→ **Stored data**
★ ★ ★

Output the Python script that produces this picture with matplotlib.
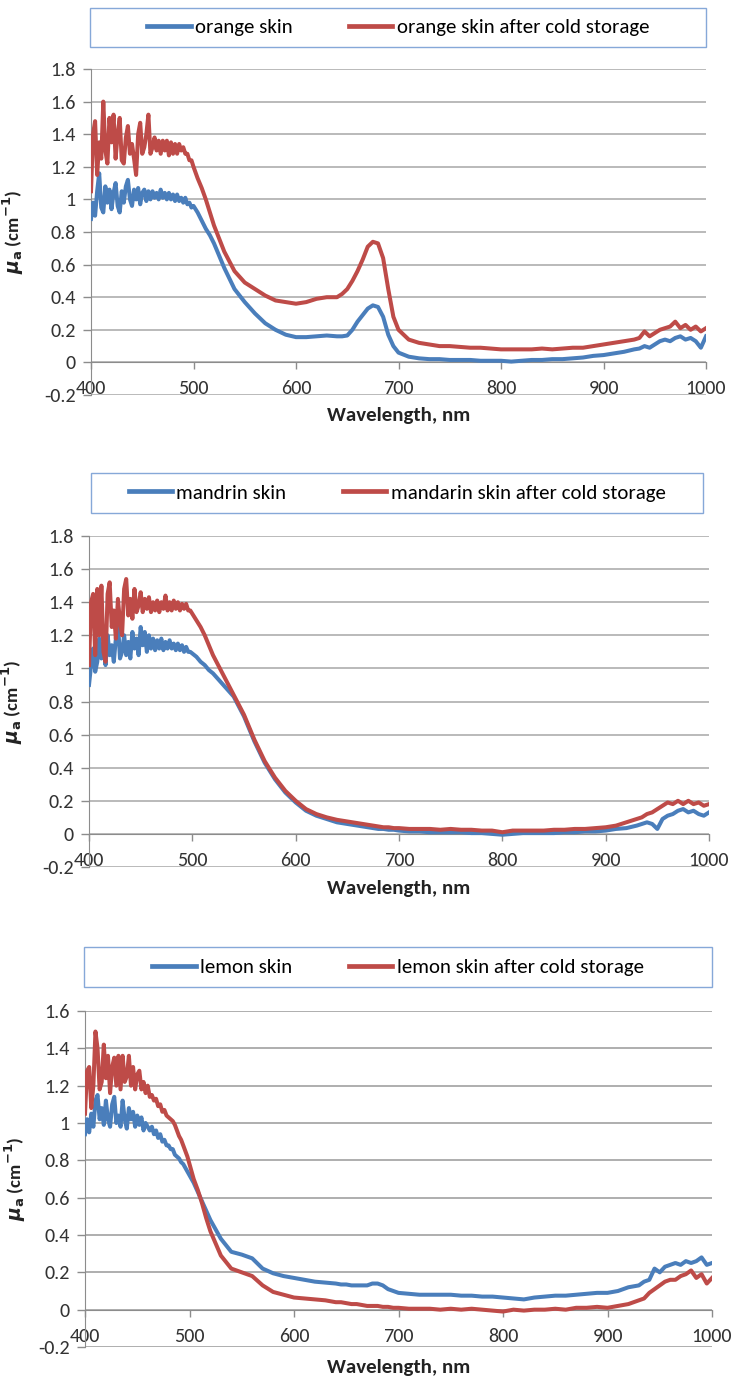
import numpy as np
import matplotlib
matplotlib.use("Agg")
import matplotlib.pyplot as plt
from matplotlib.lines import Line2D
from matplotlib.patches import Rectangle

plt.rcParams['font.family'] = ['Carlito', 'Liberation Sans Narrow', 'Lato', 'DejaVu Sans']
plt.rcParams['axes.unicode_minus'] = False
plt.rcParams['mathtext.fontset'] = 'custom'
plt.rcParams['mathtext.rm'] = 'DejaVu Sans:bold'
plt.rcParams['mathtext.it'] = 'DejaVu Sans:italic:bold'
plt.rcParams['mathtext.bf'] = 'DejaVu Sans:bold'

BLUE = '#4a7ebb'
RED = '#be4b48'

# wavelength sampling (nm): dense where the spectra are noisy
wavelength = [400, 402, 404, 406, 408, 410, 412, 414, 416, 418, 420, 422, 424, 426, 428, 430,
              432, 434, 436, 438, 440, 442, 444, 446, 448, 450, 452, 454, 456, 458, 460, 462,
              464, 466, 468, 470, 472, 474, 476, 478, 480, 482, 484, 486, 488, 490, 492, 494,
              496, 498, 500,
              504, 508, 512, 516, 520,
              530, 540, 550, 560, 570, 580, 590, 600, 610, 620, 630, 640,
              645, 650, 655, 660, 665, 670, 675, 680, 685, 690, 695, 700,
              710, 720, 730, 740, 750, 760, 770, 780, 790, 800, 810, 820, 830, 840, 850,
              860, 870, 880, 890, 900, 910, 920, 930,
              935, 940, 945, 950, 955, 960, 965, 970, 975, 980, 985, 990, 995, 1000]

orange_fresh = [0.88, 0.98, 0.90, 1.05, 1.16, 0.95, 0.92, 1.08, 0.98, 1.06, 0.94, 1.04, 1.10, 0.96,
                0.92, 1.05, 0.98, 1.08, 1.12, 1.00, 0.96, 1.06, 1.00, 1.07, 0.97, 1.04, 1.06, 0.99,
                1.05, 1.00, 1.05, 1.01, 1.04, 1.00, 1.06, 1.01, 1.04, 1.00, 1.04, 1.00, 1.03, 0.99,
                1.03, 0.99, 1.01, 0.98, 1.01, 0.97, 0.98, 0.95, 0.96,
                0.92, 0.87, 0.82, 0.78, 0.73,
                0.58, 0.45, 0.37, 0.30, 0.24, 0.20, 0.17, 0.155, 0.155, 0.16, 0.165, 0.16,
                0.16, 0.165, 0.20, 0.25, 0.29, 0.33, 0.35, 0.34, 0.28, 0.17, 0.10, 0.06,
                0.035, 0.025, 0.02, 0.02, 0.015, 0.015, 0.015, 0.01, 0.01, 0.01, 0.005, 0.01,
                0.015, 0.015, 0.02, 0.02, 0.025, 0.03, 0.04, 0.045, 0.055, 0.065, 0.08,
                0.085, 0.10, 0.09, 0.11, 0.13, 0.14, 0.13, 0.15, 0.16, 0.14, 0.15, 0.13, 0.09, 0.16]
orange_cold = [1.05, 1.40, 1.48, 1.15, 1.35, 1.25, 1.60, 1.30, 1.22, 1.50, 1.35, 1.52, 1.25, 1.40,
               1.50, 1.24, 1.22, 1.38, 1.45, 1.28, 1.34, 1.25, 1.15, 1.40, 1.47, 1.28, 1.32, 1.40,
               1.52, 1.28, 1.32, 1.38, 1.30, 1.36, 1.28, 1.36, 1.30, 1.36, 1.27, 1.35, 1.28, 1.34,
               1.28, 1.34, 1.30, 1.32, 1.28, 1.28, 1.24, 1.24, 1.20,
               1.13, 1.07, 1.00, 0.92, 0.84,
               0.68, 0.56, 0.49, 0.45, 0.41, 0.38, 0.37, 0.36, 0.37, 0.39, 0.40, 0.40,
               0.42, 0.45, 0.50, 0.56, 0.63, 0.71, 0.74, 0.73, 0.64, 0.45, 0.28, 0.20,
               0.14, 0.12, 0.11, 0.10, 0.10, 0.095, 0.09, 0.09, 0.085, 0.08, 0.08, 0.08,
               0.08, 0.085, 0.08, 0.085, 0.09, 0.09, 0.10, 0.11, 0.12, 0.13, 0.14,
               0.15, 0.19, 0.16, 0.18, 0.20, 0.21, 0.22, 0.25, 0.21, 0.23, 0.20, 0.22, 0.19, 0.21]

mandarin_fresh = [0.90, 1.02, 1.12, 0.98, 1.04, 1.18, 1.06, 1.15, 1.02, 1.20, 1.08, 1.14, 1.04, 1.18,
                  1.28, 1.06, 1.10, 1.20, 1.08, 1.16, 1.06, 1.22, 1.12, 1.18, 1.08, 1.25, 1.14, 1.22,
                  1.10, 1.20, 1.12, 1.18, 1.11, 1.17, 1.12, 1.18, 1.11, 1.16, 1.12, 1.17, 1.12, 1.15,
                  1.11, 1.15, 1.11, 1.14, 1.10, 1.13, 1.10, 1.10, 1.09,
                  1.07, 1.04, 1.02, 0.99, 0.97,
                  0.90, 0.83, 0.71, 0.56, 0.43, 0.33, 0.25, 0.19, 0.14, 0.11, 0.09, 0.07,
                  0.065, 0.06, 0.055, 0.05, 0.045, 0.04, 0.035, 0.03, 0.03, 0.025, 0.025, 0.02,
                  0.015, 0.015, 0.01, 0.01, 0.01, 0.01, 0.005, 0.005, 0.0, -0.005, 0.0, 0.005,
                  0.005, 0.005, 0.005, 0.01, 0.01, 0.015, 0.015, 0.02, 0.03, 0.035, 0.05,
                  0.06, 0.07, 0.06, 0.03, 0.09, 0.11, 0.12, 0.14, 0.15, 0.13, 0.14, 0.12, 0.11, 0.13]
mandarin_cold = [1.02, 1.40, 1.45, 1.08, 1.48, 1.20, 1.50, 1.10, 1.04, 1.45, 1.52, 1.25, 1.35, 1.18,
                 1.42, 1.28, 1.20, 1.48, 1.54, 1.32, 1.42, 1.30, 1.48, 1.34, 1.38, 1.46, 1.34, 1.42,
                 1.36, 1.43, 1.34, 1.40, 1.35, 1.41, 1.34, 1.40, 1.36, 1.44, 1.35, 1.40, 1.35, 1.41,
                 1.36, 1.40, 1.35, 1.39, 1.36, 1.39, 1.35, 1.35, 1.33,
                 1.29, 1.25, 1.20, 1.14, 1.08,
                 0.96, 0.84, 0.72, 0.57, 0.44, 0.34, 0.26, 0.20, 0.15, 0.12, 0.10, 0.085,
                 0.08, 0.075, 0.07, 0.065, 0.06, 0.055, 0.05, 0.045, 0.04, 0.04, 0.035, 0.035,
                 0.03, 0.03, 0.03, 0.025, 0.03, 0.025, 0.025, 0.02, 0.02, 0.01, 0.02, 0.02,
                 0.02, 0.02, 0.025, 0.025, 0.03, 0.03, 0.035, 0.04, 0.05, 0.07, 0.09,
                 0.10, 0.12, 0.13, 0.15, 0.17, 0.19, 0.18, 0.20, 0.18, 0.20, 0.18, 0.19, 0.17, 0.18]

lemon_fresh = [0.94, 1.02, 0.95, 1.05, 0.98, 1.12, 1.15, 1.02, 1.08, 0.99, 1.12, 1.02, 0.98, 1.10,
               1.14, 1.00, 1.04, 0.98, 1.12, 1.02, 0.97, 1.08, 1.02, 1.06, 0.98, 1.04, 0.99, 1.03,
               0.96, 1.00, 0.98, 0.96, 0.98, 0.94, 0.96, 0.92, 0.94, 0.90, 0.91, 0.88, 0.88, 0.86,
               0.86, 0.83, 0.82, 0.81, 0.79, 0.78, 0.76, 0.74, 0.72,
               0.68, 0.63, 0.58, 0.53, 0.48,
               0.38, 0.31, 0.295, 0.275, 0.22, 0.195, 0.18, 0.17, 0.16, 0.15, 0.145, 0.14,
               0.135, 0.135, 0.13, 0.13, 0.13, 0.13, 0.14, 0.14, 0.13, 0.11, 0.10, 0.09,
               0.085, 0.08, 0.08, 0.08, 0.08, 0.075, 0.075, 0.07, 0.07, 0.065, 0.06, 0.055,
               0.065, 0.07, 0.075, 0.075, 0.08, 0.085, 0.09, 0.09, 0.10, 0.12, 0.13,
               0.15, 0.16, 0.22, 0.20, 0.23, 0.24, 0.25, 0.24, 0.26, 0.25, 0.26, 0.28, 0.24, 0.25]
lemon_cold = [1.05, 1.28, 1.30, 1.08, 1.20, 1.49, 1.40, 1.18, 1.22, 1.42, 1.24, 1.36, 1.16, 1.30,
              1.35, 1.20, 1.36, 1.18, 1.36, 1.22, 1.25, 1.36, 1.20, 1.30, 1.18, 1.26, 1.28, 1.18,
              1.22, 1.16, 1.20, 1.14, 1.15, 1.12, 1.13, 1.09, 1.10, 1.06, 1.07, 1.04, 1.03, 1.02,
              1.01, 0.99, 0.96, 0.93, 0.91, 0.88, 0.85, 0.82, 0.78,
              0.70, 0.64, 0.57, 0.49, 0.42,
              0.29, 0.22, 0.20, 0.18, 0.13, 0.095, 0.08, 0.065, 0.06, 0.055, 0.05, 0.04,
              0.04, 0.035, 0.03, 0.03, 0.025, 0.02, 0.02, 0.02, 0.015, 0.015, 0.01, 0.01,
              0.005, 0.005, 0.005, 0.0, 0.005, 0.0, 0.005, 0.0, -0.005, -0.01, 0.0, -0.005,
              0.0, 0.0, 0.005, 0.0, 0.01, 0.01, 0.015, 0.01, 0.02, 0.03, 0.05,
              0.06, 0.09, 0.11, 0.13, 0.15, 0.16, 0.16, 0.18, 0.19, 0.21, 0.17, 0.19, 0.14, 0.17]

panel_labels = [
    ("orange skin", "orange skin after cold storage"),
    ("mandrin skin", "mandarin skin after cold storage"),
    ("lemon skin", "lemon skin after cold storage"),
]
x_ticks = [400, 500, 600, 700, 800, 900, 1000]

W, H = 732, 1379


def px_rect(x0, y0, x1, y1):
    # pixel box (top-left origin) -> figure fraction rect
    return [x0 / W, 1 - y1 / H, (x1 - x0) / W, (y1 - y0) / H]


def draw_panel(fig, ax_box, leg_box, fresh, cold, labels, ymax, grid_c, xlab_y, ylab_x):
    ax = fig.add_axes(px_rect(*ax_box))
    ax.plot(wavelength, fresh, color=BLUE, lw=2.9, solid_joinstyle='round', zorder=3)
    ax.plot(wavelength, cold, color=RED, lw=2.9, solid_joinstyle='round', zorder=3)

    ax.set_xlim(400, 1000)
    ax.set_ylim(-0.2, ymax)
    yt = np.round(np.arange(-0.2, ymax + 0.01, 0.2), 1)
    ax.set_yticks(yt)
    ax.set_yticklabels([f"{v:g}" for v in yt])
    ax.set_xticks(x_ticks)
    ax.set_xticklabels([str(v) for v in x_ticks])
    ax.yaxis.grid(True, color=grid_c, lw=1.3)
    ax.set_axisbelow(True)

    for s in ('top', 'right'):
        ax.spines[s].set_visible(False)
    ax.spines['bottom'].set_position(('data', 0))
    ax.spines['bottom'].set_color('#8c8c8c')
    ax.spines['left'].set_color('#8c8c8c')
    ax.tick_params(axis='y', colors='#8c8c8c', length=6, width=1, labelsize=14.5,
                   labelcolor='#333333', pad=5)
    ax.tick_params(axis='x', colors='#8c8c8c', length=5, width=1, labelsize=14.5,
                   labelcolor='#333333', pad=8, direction='out')

    ax.set_xlabel("Wavelength, nm", fontsize=15, fontweight='bold', color='#222222')
    ax.xaxis.set_label_coords(0.5, xlab_y)
    ax.set_ylabel(r"$\mu_\mathrm{a}$ (cm$^\mathrm{-1}$)", fontsize=13.5,
                  fontweight='bold', color='#222222')
    ax.yaxis.set_label_coords(ylab_x, 0.5)

    lr = px_rect(*leg_box)
    fig.patches.append(Rectangle((lr[0], lr[1]), lr[2], lr[3], transform=fig.transFigure,
                                 fill=False, ec='#86a8d8', lw=1.0))
    handles = [Line2D([], [], color=BLUE, lw=3.4), Line2D([], [], color=RED, lw=3.4)]
    fig.legend(handles, labels, loc='center', bbox_to_anchor=lr,
               bbox_transform=fig.transFigure, ncol=2, frameon=False, fontsize=15,
               handlelength=2.1, handletextpad=0.2, columnspacing=2.7)
    return ax


fig = plt.figure(figsize=(W / 100, H / 100), dpi=100)

draw_panel(fig, (91, 69, 706, 395), (90, 8, 706, 47), orange_fresh, orange_cold,
           panel_labels[0], 1.8, '#b4b4b4', -0.038, -0.105)
draw_panel(fig, (89, 536, 709, 867), (91, 473, 703, 513), mandarin_fresh, mandarin_cold,
           panel_labels[1], 1.8, '#b4b4b4', -0.038, -0.104)
draw_panel(fig, (85, 1011, 712, 1347), (84, 947, 712, 987), lemon_fresh, lemon_cold,
           panel_labels[2], 1.6, '#a8a8a8', -0.036, -0.091)

fig.savefig("out.png", dpi=100)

★ ★ ★

→ **Required work**
Leave out the pictures and repeat exactly the lines from the start of the material through the line that contains "from matplotlib.patches import Rectangle", both included.

→ **Written solution**
Output the Python script that produces this picture with matplotlib.
import numpy as np
import matplotlib
matplotlib.use("Agg")
import matplotlib.pyplot as plt
from matplotlib.lines import Line2D
from matplotlib.patches import Rectangle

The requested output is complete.